Peeling back the layers of change to kick-start saltmarsh recovery at Moulting Lagoon, Tasmania

After 12 months of extremely interesting background research, site assessment and planning, the first phase of on-ground works have just commenced as part our eco-hydrological investigation into the Moulting Lagoon and Aspley Marshes Ramsar sites on the east coast of Tasmania – an important project we are delivering in partnership with NRM South and the Australian Government.

As I write this blog, I am on-site supervising two excavator operators (Steve and Andrew) undertaking remedial earthworks at Yards Hole, an important wetland on a private property called The Grange, which is adjacent to (and hydrologically connected with) Moulting Lagoon. For a birds eye view of my mobile office this week, see the image below, showing Yards Hole in the foreground, the Tasmanian Land Conservancy property Long Point behind and then Moulting Lagoon and Freycinet National Park in the background. Not a bad part of the world!

If you look closely at Yards Hole (in the foreground) you will see the remedial on-ground works to restore the landform are now underway. Photo: Mark Bachmann.

The goal of the works is to reinstate the natural landform (i.e. to reinstate conditions more closely resembling the natural surface profile and elevation gradient where it has been artificially modified) which will allow for the recovery of (a) the natural hydrological regime across the site, and (b) the re-establishment and recovery of saltmarsh and fringing wetland communities on the remediated ground.

At Yards Hole we have two zones of remedial works currently underway and progressing well.

Firstly, we have been busy around the the natural outlet from Yards Hole to Moulting Lagoon which had been significantly modified about 30 years ago via the establishment of a series of channels and ponds for an aquaculture project that never got fully up and running.

The modified Yards Hole outlet, shown here gradually being remediated in March 2022. The final image from 1948 shows the original outlet location that has been used as the restoration template.

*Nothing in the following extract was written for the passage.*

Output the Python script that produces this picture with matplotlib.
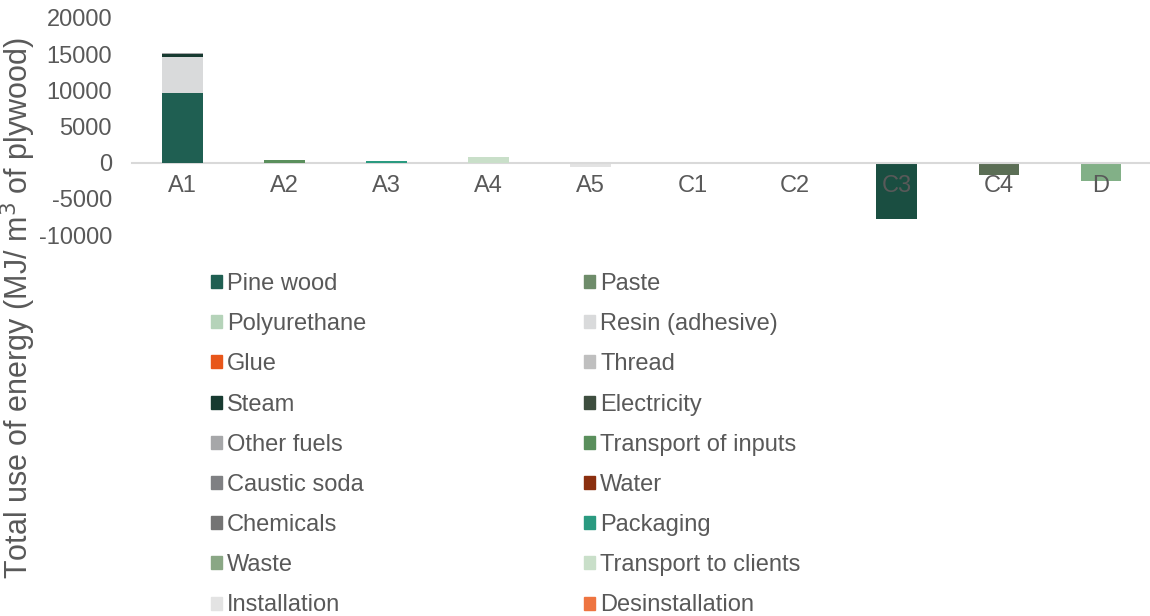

The sequence of images shown above shows the site last week before remedial works commenced (top left), the works underway (top right), the works almost complete this week (bottom left) and the final image (bottom right) from 1948 shows the original outlet location and surrounding zone of saltmarsh that has been used as the restoration template to guide the works.

Secondly, around Yards Hole itself, the aquaculture works 30 years ago resulted in the entire perimeter around the wetland basin being modified with the construction of a deep channel which, in turn, left a steep artificial bank (a sudden drop-off around the edge) and a large spoil heap the whole way around the wetland margin.

For a before and after image of the remediated eastern bank, please see below.

Bulk earthworks created this major change in the 1990s, and as you can see, are now also required to reverse that impact. The works are redistributing the large spoil bank back into its former location within the drain around the wetland edge, a zone where this material will slowly compact and settle to form a reinstated bank with a more gentle slope and providing fresh opportunities for fringing saltmarsh and sedgeland vegetation to establish. Additionally, if you look closely above you will also see the dark, almost black colour of the original soil/sediment surface level which has been re-exposed through the removal of the spoil heap. The presence of this clearly identifiable target layer has provided an excellent visual guide for the earthworks contractors to use to determine the natural contours and elevation of the surface during works.

In case you are wondering what evidence we have for the fact that this indeed was the original natural surface level, there a couple of key things we can share that also help back up this observation.

Firstly, in a few places where the spoil bank was not continuous, we could still see a glimpse of the original surface level, and it corresponds perfectly with this level and soil type (see patch of undisturbed ground in images above, for example).

Secondly, a close inspection of this layer, because it was suddenly buried 30 years ago, shows evidence of the compacted plants and roots of the former surface, as well as the sudden change in texture and colour caused by the deeper soil and sediment, excavated from nearby, being dumped on top.

Peeling back the layers like this makes it possible to see these things very clearly!

Peeling back the layers of spoil to expose the original saltmarsh surface, including vegetation that was buried 30 years ago. Photo: Mark Bachmann.

By re-exposing large areas of former saltmarsh sediment and sedgeland topsoil, there is a pretty good chance that the long buried, dormant seedbank in this layer will be reactivated by exposure to light and water, fast-tracking the process of ecological recovery. Throw in future flood and tidal inundation events which will help to settle the remediated soil surface and deposit seed and nutrients, and we have just triggered a fascinating natural restoration process that is about to unfold. We have also prepared the site for the slow but inevitable upslope migration of plant communities that is set to occur in response to ongoing sea-level rise. Observing these trajectories of change at this remediated site over the years ahead is something we now await with great interest.

We hope you will agree that there are exciting times ahead for this site, and look forward to keeping you informed through future updates.

The restoration works at Yards Hole have been made possible thanks to the support of the owners of The Grange, as a result of the NRM South project at Moulting Lagoon, with funding provided via the Australian Government’s National Landcare Program.